FEUILLETON: Leitfaden zum Hemingway-Lesen

FEUILLETON

Baron von Feder

„Leitfaden zum Hemingway-Lesen“

Früher konnte ich Hemingway nicht lesen. Seine Erzählungen sprachen mich nicht an. Jetzt ahne ich, woran das liegen könnte: Ich kann Hemingway nur lesen, wenn ich mich Hemingway fühle. Das tue ich selten. Hemingway rührt Gefühle an, die ich abschütteln möchte, jetzt, seit ich sie kenne. Neulich saß ich im Lesesessel und fühlte mich hundserbärmlich hemingway. Aber ich war noch nicht so hemingway, dass ich nicht mehr lesen, schreiben und denken konnte. Als Hemingway in der Schule dran war, mochte ich ihn nicht lesen. „Alter Mann an der Brücke“ machte mich auf den Krieg in Spanien 1936 wütend, „Der alte Mann und das Meer“ machte mich wuschig, weil ich ungeduldig bin. „Schnee auf dem Kilimandscharo“ kam in der Schule nicht vor, und auch sonst vermittelte die Schule den Eindruck: Kennste einen Hemingway, kennste alle. Das ist aber falsch, und nach vielen Fehlschlägen hab ich gelernt, dass meine eigenen Eindrücke doch einen Wert haben. Wer weiß, wozu der lange Weg gut war. Der lange Weg der Fehlschläge hatte bestimmt auch wieder seinen ganz eigenen Wert.
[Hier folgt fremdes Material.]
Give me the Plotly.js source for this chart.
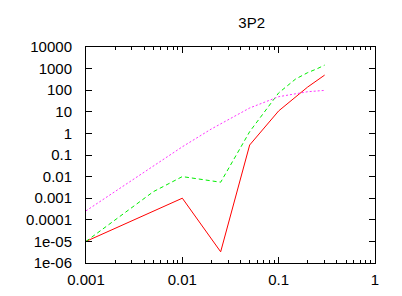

Neulich hatte ich ein komisches Gefühl. Der Abend war etwas spät und kein Bier mehr im Haus, so dass nur noch Selters mit Zitrone da war. Es ist nicht schlimm, wenn man Selters mit Zitrone trinkt, nach dem man vorher Bier getrunken hat. Aber es hilft der Denkfähigkeit beim Auftauchen. Mein erster Gedanke nach Selter mit Zitrone war: Ich will etwas lesen. Mein zweiter Gedanke war: Was? Ich schaute ins Regal, ob da eventuell noch etwas Ungelesenes stand. Im Regal stand: Ernest Hemingway, „49 stories“, Aufbau-Verlag, Berlin und Weimar 1968. Also ran. Ich hatte vor Jahren mal ein Gedicht von Wiglaf Droste über Hemingway gelesen. Es ging so: „Löwenflinte griffbereit / und ein Herz, das blutend schreit / Einsamkeit, Einsamkeit./ Whisky trinken, tief versinken/ Ach ich schreib noch einen Schinken / Thema diesmal: Einsamkeit/.

An das Ende des Gereimes erinnere ich mich nicht, denn es endete mit einem Schuss. Wissen Sie, ich fühlte mich an diesem Abend schon ziemlich hemingway, verstehen Sie? Hemingway wirkt wie ein gemächlich steigender Pegel. Und man kann nicht über Dinge schreiben, die man nicht kennt. Ich habe zum Beispiel mehr Drama als Komödie erlebt, daher kann ich nicht wirklich richtig gut Komödien schreiben. Ich kann darüber schreiben, dass jeder Krieg Unrecht ist, weil ich entsprechende Vorbereitungen beim Militär erlebt habe. Ich kann über Armut und Sozialfaschismus schreiben, weil ich Hartz Vier kenne. Aber wenn ich über die Bewahrung der Schöpfung, die Liebe und die Unwirksammachung staatlicher juristischer politischer und finanzieller Repressalien schreiben will, muss ich wissen, wie man ohne Gewalt revoltiert.

Ich habe also viel zu tun und muss nun eilen. Denn Vorteil bringt dem Feinde alles Weilen.

PS: Und Hemingway konnte keine Liebesgeschichten schreiben, weil er ein Macho war.